ZURICH, July 4, 2011 ( – Swiss pro-life groups have filed a petition with the Federal Chancellery today calling for a ballot initiative to defund abortion. The petition was signed by over 111,000 supporters.

Financing abortions through compulsory national health insurance premiums “makes us co-responsible for an act that we condemn,” committee co-chair Valerie Kasteler told reporters today.

The coalition of pro-life groups is not seeking to ban abortion, which was decriminalized in 2002, but says that funding the destruction of the unborn should at the very least be a private matter that is not covered by basic health insurance.

Kasteler said that individuals must take responsibility for their actions and can take out supplemental insurance or pay the costs of an abortion themselves rather than foisting the cost on taxpayers.

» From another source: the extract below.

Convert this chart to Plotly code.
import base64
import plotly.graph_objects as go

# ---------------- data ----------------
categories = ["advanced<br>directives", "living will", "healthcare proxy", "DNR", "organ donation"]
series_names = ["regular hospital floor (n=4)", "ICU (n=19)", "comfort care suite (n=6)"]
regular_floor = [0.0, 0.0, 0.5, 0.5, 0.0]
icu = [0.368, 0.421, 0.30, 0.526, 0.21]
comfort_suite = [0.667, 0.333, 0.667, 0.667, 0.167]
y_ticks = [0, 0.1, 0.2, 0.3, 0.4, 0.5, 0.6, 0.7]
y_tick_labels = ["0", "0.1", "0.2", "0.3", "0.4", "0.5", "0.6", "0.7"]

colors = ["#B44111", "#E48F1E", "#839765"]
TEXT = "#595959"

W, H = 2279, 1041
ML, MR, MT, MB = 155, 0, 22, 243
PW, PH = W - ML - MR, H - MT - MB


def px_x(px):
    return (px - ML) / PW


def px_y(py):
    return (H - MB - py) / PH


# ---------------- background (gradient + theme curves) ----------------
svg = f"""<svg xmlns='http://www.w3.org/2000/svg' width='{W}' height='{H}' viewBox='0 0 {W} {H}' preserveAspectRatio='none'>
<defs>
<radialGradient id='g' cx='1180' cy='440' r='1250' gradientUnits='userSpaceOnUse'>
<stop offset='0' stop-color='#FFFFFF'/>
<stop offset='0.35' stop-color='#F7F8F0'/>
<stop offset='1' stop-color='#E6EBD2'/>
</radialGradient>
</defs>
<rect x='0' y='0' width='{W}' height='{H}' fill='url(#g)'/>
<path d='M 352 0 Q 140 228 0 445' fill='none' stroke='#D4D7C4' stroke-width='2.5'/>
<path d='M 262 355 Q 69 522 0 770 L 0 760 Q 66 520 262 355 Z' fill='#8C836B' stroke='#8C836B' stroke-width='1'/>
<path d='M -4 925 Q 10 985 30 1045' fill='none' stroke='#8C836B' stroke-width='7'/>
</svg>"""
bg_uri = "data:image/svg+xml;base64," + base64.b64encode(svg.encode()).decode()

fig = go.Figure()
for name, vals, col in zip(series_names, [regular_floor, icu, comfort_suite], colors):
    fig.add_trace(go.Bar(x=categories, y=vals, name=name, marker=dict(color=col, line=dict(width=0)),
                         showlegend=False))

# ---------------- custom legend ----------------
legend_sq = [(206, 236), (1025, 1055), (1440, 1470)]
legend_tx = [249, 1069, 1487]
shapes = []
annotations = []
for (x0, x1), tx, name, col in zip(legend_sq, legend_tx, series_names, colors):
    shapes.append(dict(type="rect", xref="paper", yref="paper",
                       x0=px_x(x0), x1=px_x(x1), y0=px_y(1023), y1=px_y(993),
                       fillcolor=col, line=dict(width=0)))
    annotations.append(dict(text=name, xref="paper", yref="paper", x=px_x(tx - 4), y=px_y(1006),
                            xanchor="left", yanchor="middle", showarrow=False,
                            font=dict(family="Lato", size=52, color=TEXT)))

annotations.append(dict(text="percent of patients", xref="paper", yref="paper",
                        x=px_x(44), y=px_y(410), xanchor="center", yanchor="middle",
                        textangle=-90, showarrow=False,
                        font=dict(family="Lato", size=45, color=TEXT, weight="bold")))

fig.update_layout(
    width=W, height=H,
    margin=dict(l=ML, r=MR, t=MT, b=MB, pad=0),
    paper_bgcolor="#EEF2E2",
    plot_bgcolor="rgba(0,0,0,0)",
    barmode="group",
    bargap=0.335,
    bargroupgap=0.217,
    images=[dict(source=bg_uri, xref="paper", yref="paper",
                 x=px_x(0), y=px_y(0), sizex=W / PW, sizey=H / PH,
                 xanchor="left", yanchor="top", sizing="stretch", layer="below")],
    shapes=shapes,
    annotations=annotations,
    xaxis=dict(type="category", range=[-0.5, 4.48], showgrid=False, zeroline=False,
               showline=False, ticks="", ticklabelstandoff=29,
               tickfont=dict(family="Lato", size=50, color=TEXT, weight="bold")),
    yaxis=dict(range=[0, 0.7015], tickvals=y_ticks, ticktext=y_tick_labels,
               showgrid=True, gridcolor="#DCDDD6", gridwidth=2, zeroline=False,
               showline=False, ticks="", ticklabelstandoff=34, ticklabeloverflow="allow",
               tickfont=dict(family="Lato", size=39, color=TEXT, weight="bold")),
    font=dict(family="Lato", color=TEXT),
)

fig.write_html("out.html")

She added that the implementation of the initiative would save about 20 million francs per year.

“If we know we will have to pay for abortion, we will avoid getting ourselves into that circumstance,” said National Councillor Elvira Bader (PDC / SO), whose party supports the initiative.

Bader noted a U.S. study that indicated some 500 abortions per year, out of a total of approximately 10,000, could be prevented in Switzerland if health insurance funding of the deadly procedure was eliminated.

Remarking that, like pregnancy, “abortion is not a disease,” Justice Peter Foehn, one of the chief proponents of the initiative, said, “insurance needs to protect the health and not the destruction of life.”

The text of the pro-life initiative requires that abortion be removed altogether from the benefits of basic health insurance, except in cases of rape or danger to the life of the mother.

Current Swiss law allows for abortion within the first 12 weeks of pregnancy. However, the mother must show that the pregnancy is causing her “serious distress,” and doctors must give her information on the physical and mental effects of abortion, as well as information on adoption.

After twelve weeks, abortion is permitted if, in the doctor’s opinion, continuation of the pregnancy would result in serious physical harm or “profound distress” to the mother.